| DATASET EXCERPTS |
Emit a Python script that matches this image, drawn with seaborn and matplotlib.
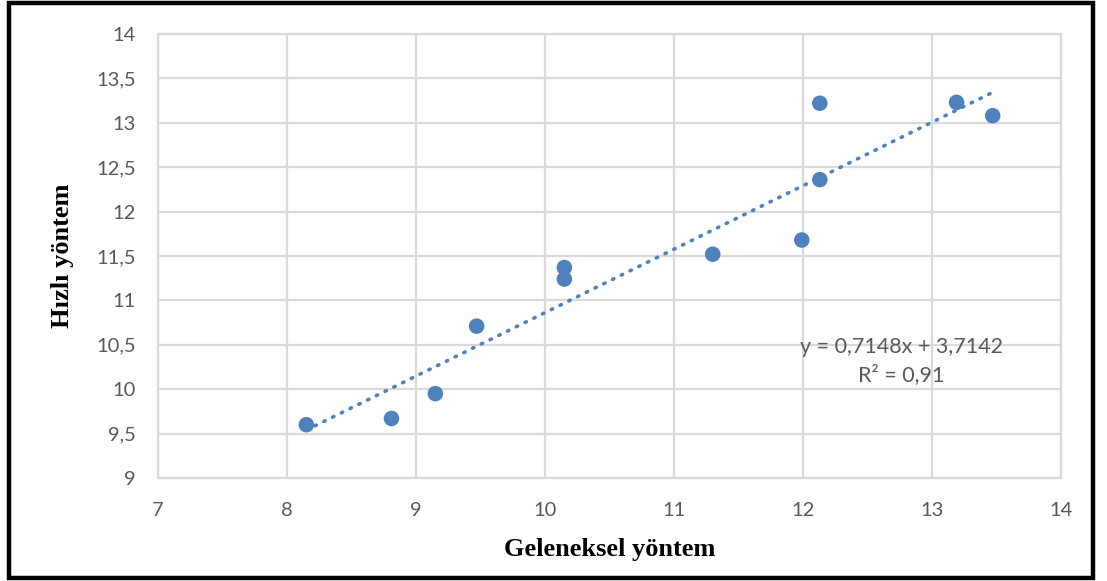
import matplotlib
matplotlib.use("Agg")
import matplotlib.pyplot as plt
from matplotlib.patches import Rectangle
from matplotlib.ticker import FuncFormatter
import numpy as np
import pandas as pd
import seaborn as sns

# Measurements: conventional method vs. rapid method
geleneksel = [8.15, 8.81, 9.15, 9.47, 10.15, 10.15, 11.30, 11.99, 12.13, 12.13, 13.19, 13.47]
hizli = [9.60, 9.67, 9.95, 10.71, 11.37, 11.24, 11.52, 11.68, 12.36, 13.22, 13.23, 13.08]

# Linear trend line coefficients and fit quality
egim = 0.7148
kesim = 3.7142
r_kare = 0.91

x_ticks = [7, 8, 9, 10, 11, 12, 13, 14]
y_ticks = [9, 9.5, 10, 10.5, 11, 11.5, 12, 12.5, 13, 13.5, 14]

df = pd.DataFrame({"Geleneksel yöntem": geleneksel, "Hızlı yöntem": hizli})

sns.set_theme(style="white")
plt.rcParams["font.family"] = ["Lato", "DejaVu Sans"]

blue = "#4f81bd"
grid_gray = "#d9d9d9"
text_gray = "#595959"

fig = plt.figure(figsize=(11.07, 5.81), dpi=100)
ax = fig.add_axes([0.1427, 0.1773, 0.9585 - 0.1427, 0.9415 - 0.1773])

sns.scatterplot(data=df, x="Geleneksel yöntem", y="Hızlı yöntem", ax=ax,
                color=blue, s=125, edgecolor="none", zorder=3)

xs = np.array([min(geleneksel), max(geleneksel)])
ax.plot(xs, egim * xs + kesim, color=blue, linewidth=2.6,
        linestyle=(0, (0.4, 2.3)), dash_capstyle="round", zorder=2)

ax.set_xlim(7, 14)
ax.set_ylim(9, 14)
ax.set_xticks(x_ticks)
ax.set_yticks(y_ticks)

def comma_fmt(v, pos):
    s = f"{v:g}"
    return s.replace(".", ",")

ax.xaxis.set_major_formatter(FuncFormatter(comma_fmt))
ax.yaxis.set_major_formatter(FuncFormatter(comma_fmt))
ax.tick_params(axis="both", labelsize=14.5, colors=text_gray, length=0)
ax.tick_params(axis="x", pad=17)
ax.tick_params(axis="y", pad=16)

ax.grid(True, color=grid_gray, linewidth=1.6)
ax.set_axisbelow(True)
for sp in ax.spines.values():
    sp.set_color(grid_gray)
    sp.set_linewidth(1.6)

ax.set_xlabel("Geleneksel yöntem", fontsize=19, fontweight="bold",
              family="Liberation Serif", color="black", labelpad=14)
ax.set_ylabel("Hızlı yöntem", fontsize=19, fontweight="bold",
              family="Liberation Serif", color="black", labelpad=16)

eq = f"y = {egim:.4f}x + {kesim:.4f}".replace(".", ",")
r2 = f"R² = {r_kare:.2f}".replace(".", ",")
ax.text(12.76, 10.32, eq + "\n" + r2, ha="center", va="center",
        fontsize=15.5, color=text_gray, linespacing=1.45)

fig.patches.append(Rectangle((9 / 1107, 3 / 581), 1084 / 1107, 575 / 581,
                             transform=fig.transFigure, fill=False,
                             edgecolor="black", linewidth=3.2, zorder=10))

fig.savefig("out.png", dpi=100)
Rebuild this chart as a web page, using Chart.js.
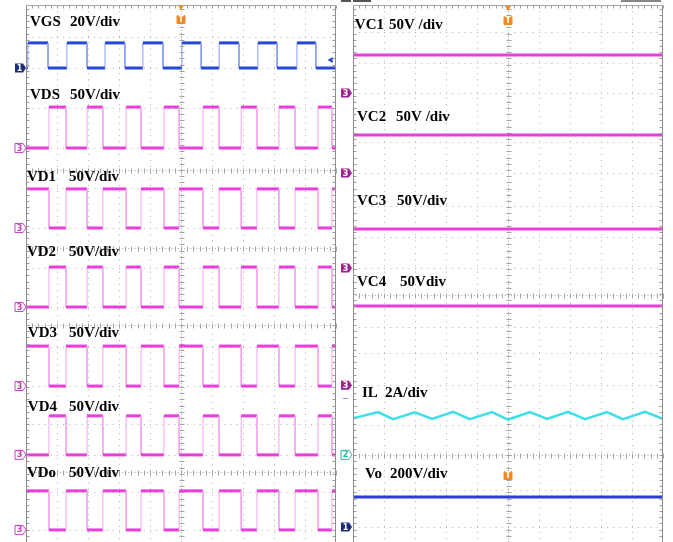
<!DOCTYPE html>
<html>
<head>
<meta charset="utf-8">
<script src="https://cdn.jsdelivr.net/npm/chart.js@4/dist/chart.umd.min.js"></script>
<style>
  html, body { margin: 0; padding: 0; background: #fff; }
  #wrap { position: relative; width: 673px; height: 542px; overflow: hidden; }
  canvas { position: absolute; top: 0; }
  #left { left: 0; }
  #right { left: 337px; }
</style>
</head>
<body>
<div id="wrap">
  <canvas id="left" width="345" height="542"></canvas>
  <canvas id="right" width="336" height="542"></canvas>
</div>
<script>
// ---- waveform data (time in horizontal divisions, amplitude in vertical divisions) ----

// switching instants of the gate drive and of the drain/diode nodes
const gateEdges  = [0.06, 0.71, 1.32, 1.97, 2.55, 3.19, 3.77, 4.42, 5.03, 5.65, 6.23, 6.87, 7.48, 8.10, 8.74, 9.35];
const drainEdges = [0.74, 1.29, 1.97, 2.48, 3.23, 3.71, 4.45, 4.94, 5.71, 6.23, 6.94, 7.45, 8.16, 8.68, 9.42, 9.87];

// left screen: pulse channels
const leftNames     = ['VGS', 'VDS', 'VD1', 'VD2', 'VD3', 'VD4', 'VDo'];
const leftScaleText = ['20V/div', '50V/div', '50V/div', '50V/div', '50V/div', '50V/div', '50V/div'];
const leftSwing     = [0.81, 1.32, 1.26, 1.29, 1.29, 1.26, 1.26];
const leftStartHigh = [false, false, true, false, true, false, true];

// right screen: capacitor voltages, inductor current, output voltage
const rightNames     = ['VC1', 'VC2', 'VC3', 'VC4', 'IL', 'Vo'];
const rightScaleText = ['50V /div', '50V /div', '50V/div', '50Vdiv', '2A/div', '200V/div'];
const dcLevels       = [1.23, 1.23, 1.26, 2.55, 0.97];   // VC1..VC4, Vo above their markers
const ilTimes  = [0, 0.81, 1.29, 2.00, 2.55, 3.23, 3.77, 4.48, 5.00, 5.71, 6.26, 6.94, 7.48, 8.19, 8.71, 9.42, 10];
const ilValues = [1.18, 1.38, 1.15, 1.37, 1.16, 1.39, 1.15, 1.38, 1.14, 1.38, 1.16, 1.39, 1.15, 1.38, 1.15, 1.39, 1.16];

// ---- screen layout (vertical divisions from the bottom edge) ----
const Y_MAX = 537 / 31;
const leftOffsets  = [15.29, 12.71, 10.13, 7.58, 5.03, 2.81, 0.39];
const rightOffsets = [14.48, 11.90, 8.84, 5.06, 2.81, 0.48];
const leftLabelPos  = [[0.13, 1.42, 16.77], [0.13, 1.42, 14.42], [0.03, 1.39, 11.77], [0.03, 1.39, 9.35],
                       [0.06, 1.39, 6.74], [0.06, 1.39, 4.35], [0.03, 1.39, 2.23]];
const rightLabelPos = [[0.06, 1.16, 16.66], [0.13, 1.39, 13.71], [0.13, 1.42, 11.0], [0.13, 1.52, 8.39],
                       [0.29, 1.03, 4.81], [0.39, 1.19, 2.19]];
const leftGridY  = [16.29, 15.29, 14.0, 12.71, 11.42, 10.13, 8.84, 7.58, 6.29, 5.03, 3.81, 2.81, 1.61, 0.39];
const leftAxisY  = [12.0, 9.48, 7.0, 2.26];
const rightGridY = [16.45, 15.45, 14.48, 12.9, 11.9, 10.84, 9.84, 8.84, 6.94, 6.1, 5.06, 3.77, 1.68, 0.48];
const rightAxisY = [7.97, 2.81];

const MAGENTA = '#eb3cdc', MAGENTA_EDGE = '#f3a4ee';
const BLUE = '#2447d8', BLUE_EDGE = '#8a9cf0';
const CYAN = '#3fdfe9', NAVY = '#1c2a7a';

// square wave through the given switching instants
function pulse(edges, startHigh, swing, base) {
  let hi = startHigh;
  const lvl = () => base + (hi ? swing : 0);
  const pts = [{x: 0, y: lvl()}];
  for (const t of edges) {
    pts.push({x: t, y: lvl()});
    hi = !hi;
    pts.push({x: t, y: lvl()});
  }
  pts.push({x: 10, y: lvl()});
  return pts;
}

function traceSet(points, color, edgeColor, width) {
  return {
    data: points,
    borderColor: color,
    borderWidth: width,
    pointRadius: 0,
    tension: 0,
    segment: {
      borderColor: c => c.p0.parsed.x === c.p1.parsed.x ? edgeColor : color,
      borderWidth: c => c.p0.parsed.x === c.p1.parsed.x ? 1 : width
    }
  };
}

function line(ctx, x1, y1, x2, y2) {
  ctx.beginPath(); ctx.moveTo(x1, y1); ctx.lineTo(x2, y2); ctx.stroke();
}

function channelFlag(ctx, tipX, yc, text, kind) {
  const h = 4.5, w = 11;
  ctx.save();
  ctx.beginPath();
  ctx.moveTo(tipX - w, yc - h); ctx.lineTo(tipX - 3, yc - h); ctx.lineTo(tipX, yc);
  ctx.lineTo(tipX - 3, yc + h); ctx.lineTo(tipX - w, yc + h); ctx.closePath();
  let txt = '#fff';
  if (kind === 'navy') { ctx.fillStyle = NAVY; ctx.fill(); }
  else if (kind === 'purple') { ctx.fillStyle = '#9b2490'; ctx.fill(); }
  else {
    const c = kind === 'teal' ? '#2fb3a8' : '#c843c0';
    ctx.fillStyle = '#fff'; ctx.fill();
    ctx.strokeStyle = c; ctx.lineWidth = 1; ctx.stroke();
    txt = c;
  }
  ctx.fillStyle = txt;
  ctx.font = 'bold 8px "DejaVu Sans"';
  ctx.textAlign = 'center'; ctx.textBaseline = 'middle';
  ctx.fillText(text, tipX - 6.5, yc + 0.5);
  ctx.restore();
}

function trigFlag(ctx, cx, top, withDrop) {
  ctx.save();
  ctx.fillStyle = '#f08a24';
  if (withDrop) {
    ctx.beginPath(); ctx.moveTo(cx - 3, top - 10); ctx.lineTo(cx + 3, top - 10); ctx.lineTo(cx, top - 5);
    ctx.closePath(); ctx.fill();
  }
  ctx.beginPath(); ctx.roundRect(cx - 4.5, top, 9, 9, 1.5); ctx.fill();
  ctx.fillStyle = '#fff';
  ctx.font = 'bold 8px "DejaVu Sans"';
  ctx.textAlign = 'center'; ctx.textBaseline = 'middle';
  ctx.fillText('T', cx, top + 5);
  ctx.restore();
}

function scopePlugin(cfg) {
  return {
    id: 'scope' + cfg.id,
    beforeDatasetsDraw(chart) {
      const {ctx, chartArea: a, scales: {x, y}} = chart;
      ctx.save();
      ctx.lineWidth = 1;
      // dotted division grid
      ctx.strokeStyle = '#b2b2b2';
      ctx.setLineDash([1, 5.2]);
      for (let i = 1; i < 10; i++) {
        if (i === 5) continue;
        const px = Math.round(x.getPixelForValue(i)) + 0.5;
        line(ctx, px, a.top, px, a.bottom);
      }
      for (const v of cfg.gridY) {
        const py = Math.round(y.getPixelForValue(v)) + 0.5;
        line(ctx, a.left, py, a.right, py);
      }
      // centre axes with minor ticks
      ctx.strokeStyle = '#a4a4a4';
      ctx.setLineDash([1, 2.1]);
      const cx = Math.round(x.getPixelForValue(5)) + 0.5;
      line(ctx, cx, a.top, cx, a.bottom);
      for (const v of cfg.axisY) {
        const py = Math.round(y.getPixelForValue(v)) + 0.5;
        line(ctx, a.left, py, a.right, py);
      }
      ctx.setLineDash([]);
      for (let v = 0; v <= Y_MAX; v += 0.2) {
        const py = Math.round(y.getPixelForValue(v)) + 0.5;
        line(ctx, cx - 2, py, cx + 3, py);
      }
      for (const v of cfg.axisY) {
        const py = Math.round(y.getPixelForValue(v)) + 0.5;
        for (let t = 0.2; t < 10; t += 0.2) {
          const px = Math.round(x.getPixelForValue(t)) + 0.5;
          line(ctx, px, py - 2, px, py + 3);
        }
      }
      ctx.restore();
    },
    afterDatasetsDraw(chart) {
      const {ctx, chartArea: a, scales: {x, y}} = chart;
      ctx.save();
      // screen frame with edge ticks
      ctx.lineWidth = 1;
      ctx.strokeStyle = '#8c8c8c';
      const L = a.left + 0.5, R = Math.round(a.right) - 0.5, T = a.top + 0.5;
      line(ctx, L, T, L, a.bottom);
      line(ctx, R, T, R, a.bottom);
      ctx.strokeStyle = '#a6a6a6';
      line(ctx, L, T, R, T);
      ctx.strokeStyle = '#9a9a9a';
      for (let v = 0.2; v <= Y_MAX; v += 0.2) {
        const py = Math.round(y.getPixelForValue(v)) + 0.5;
        line(ctx, L, py, L + 3, py);
        line(ctx, R - 3, py, R, py);
      }
      for (let t = 0.2; t < 10; t += 0.2) {
        const px = Math.round(x.getPixelForValue(t)) + 0.5;
        line(ctx, px, T, px, T + 3);
      }
      // channel labels
      ctx.fillStyle = '#000';
      ctx.font = 'bold 15px "Liberation Serif"';
      ctx.textAlign = 'left'; ctx.textBaseline = 'middle';
      cfg.names.forEach((n, i) => {
        const [x1, x2, yv] = cfg.labelPos[i];
        const py = y.getPixelForValue(yv);
        ctx.fillText(n, x.getPixelForValue(x1), py);
        ctx.fillText(cfg.scaleText[i], x.getPixelForValue(x2), py);
      });
      // channel ground markers
      cfg.markers.forEach(m => channelFlag(ctx, a.left + cfg.markerShift, y.getPixelForValue(m.y), m.text, m.kind));
      // trigger position markers
      const tx = x.getPixelForValue(5);
      trigFlag(ctx, tx, a.top + cfg.trigTop, true);
      if (cfg.extra) cfg.extra(ctx, a, x, y);
      ctx.restore();
    }
  };
}

function makeScope(id, pad, datasets, cfg) {
  return new Chart(document.getElementById(id), {
    type: 'line',
    data: {datasets},
    options: {
      responsive: false,
      animation: false,
      devicePixelRatio: 1,
      events: [],
      layout: {padding: pad},
      plugins: {legend: {display: false}, tooltip: {enabled: false}},
      scales: {
        x: {type: 'linear', min: 0, max: 10, display: false},
        y: {type: 'linear', min: 0, max: Y_MAX, display: false}
      }
    },
    plugins: [scopePlugin(cfg)]
  });
}

// ---- left screen: switching waveforms ----
const leftSets = leftNames.map((n, i) => {
  const edges = i === 0 ? gateEdges : drainEdges;
  const pts = pulse(edges, leftStartHigh[i], leftSwing[i], leftOffsets[i]);
  return i === 0 ? traceSet(pts, BLUE, BLUE_EDGE, 3) : traceSet(pts, MAGENTA, MAGENTA_EDGE, 3);
});

makeScope('left', {left: 26, right: 9, top: 5, bottom: 0}, leftSets, {
  id: 'L', names: leftNames, scaleText: leftScaleText, labelPos: leftLabelPos,
  gridY: leftGridY, axisY: leftAxisY, markerShift: 0, trigTop: 10,
  markers: leftOffsets.map((v, i) => ({y: v, text: i === 0 ? '1' : '3', kind: i === 0 ? 'navy' : 'outline'})),
  extra(ctx, a, x, y) {
    // trigger level arrow on the gate channel
    const px = x.getPixelForValue(9.81), py = y.getPixelForValue(15.55);
    ctx.fillStyle = BLUE;
    ctx.beginPath(); ctx.moveTo(px - 2.5, py); ctx.lineTo(px + 2.5, py - 3); ctx.lineTo(px + 2.5, py + 3);
    ctx.closePath(); ctx.fill();
  }
});

// ---- right screen: DC quantities and inductor current ----
const flat = v => [{x: 0, y: v}, {x: 10, y: v}];
const rightSets = [
  traceSet(flat(rightOffsets[0] + dcLevels[0]), MAGENTA, MAGENTA, 3),
  traceSet(flat(rightOffsets[1] + dcLevels[1]), MAGENTA, MAGENTA, 3),
  traceSet(flat(rightOffsets[2] + dcLevels[2]), MAGENTA, MAGENTA, 3),
  traceSet(flat(rightOffsets[3] + dcLevels[3]), MAGENTA, MAGENTA, 3),
  traceSet(ilTimes.map((t, i) => ({x: t, y: rightOffsets[4] + ilValues[i]})), CYAN, CYAN, 2.5),
  traceSet(flat(rightOffsets[5] + dcLevels[4]), '#2a3fcf', '#2a3fcf', 3)
];

makeScope('right', {left: 16, right: 10, top: 5, bottom: 0}, rightSets, {
  id: 'R', names: rightNames, scaleText: rightScaleText, labelPos: rightLabelPos,
  gridY: rightGridY, axisY: rightAxisY, markerShift: -1, trigTop: 11,
  markers: [
    {y: rightOffsets[0], text: '3', kind: 'purple'},
    {y: rightOffsets[1], text: '3', kind: 'purple'},
    {y: rightOffsets[2], text: '3', kind: 'purple'},
    {y: rightOffsets[3], text: '3', kind: 'purple'},
    {y: rightOffsets[4], text: '2', kind: 'teal'},
    {y: rightOffsets[5], text: '1', kind: 'navy'}
  ],
  extra(ctx, a, x, y) {
    trigFlag(ctx, x.getPixelForValue(5), y.getPixelForValue(2.16) - 4, false);
    // current-channel level tick outside the screen
    ctx.strokeStyle = '#8d9cc8'; ctx.lineWidth = 1;
    const py = Math.round(y.getPixelForValue(4.65)) + 0.5;
    line(ctx, a.left - 10, py, a.left - 5, py);
    // status bar fragments along the top edge
    ctx.fillStyle = '#555';
    ctx.fillRect(a.left - 12, 0, 10, 2);
    ctx.fillRect(a.left, 0, 18, 2);
    ctx.fillStyle = '#888';
    ctx.fillRect(a.right - 42, 0, 40, 2);
  }
});
</script>
</body>
</html>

| WRITTEN PROBLEM |
Write out exactly the lines from the one that has "Rebuild this chart" down to the one that has "---- waveform data", including both. Pictures stay out of the copy.

| OUTPUT |
Rebuild this chart as a web page, using Chart.js.
<!DOCTYPE html>
<html>
<head>
<meta charset="utf-8">
<script src="https://cdn.jsdelivr.net/npm/chart.js@4/dist/chart.umd.min.js"></script>
<style>
  html, body { margin: 0; padding: 0; background: #fff; }
  #wrap { position: relative; width: 673px; height: 542px; overflow: hidden; }
  canvas { position: absolute; top: 0; }
  #left { left: 0; }
  #right { left: 337px; }
</style>
</head>
<body>
<div id="wrap">
  <canvas id="left" width="345" height="542"></canvas>
  <canvas id="right" width="336" height="542"></canvas>
</div>
<script>
// ---- waveform data (time in horizontal divisions, amplitude in vertical divisions) ----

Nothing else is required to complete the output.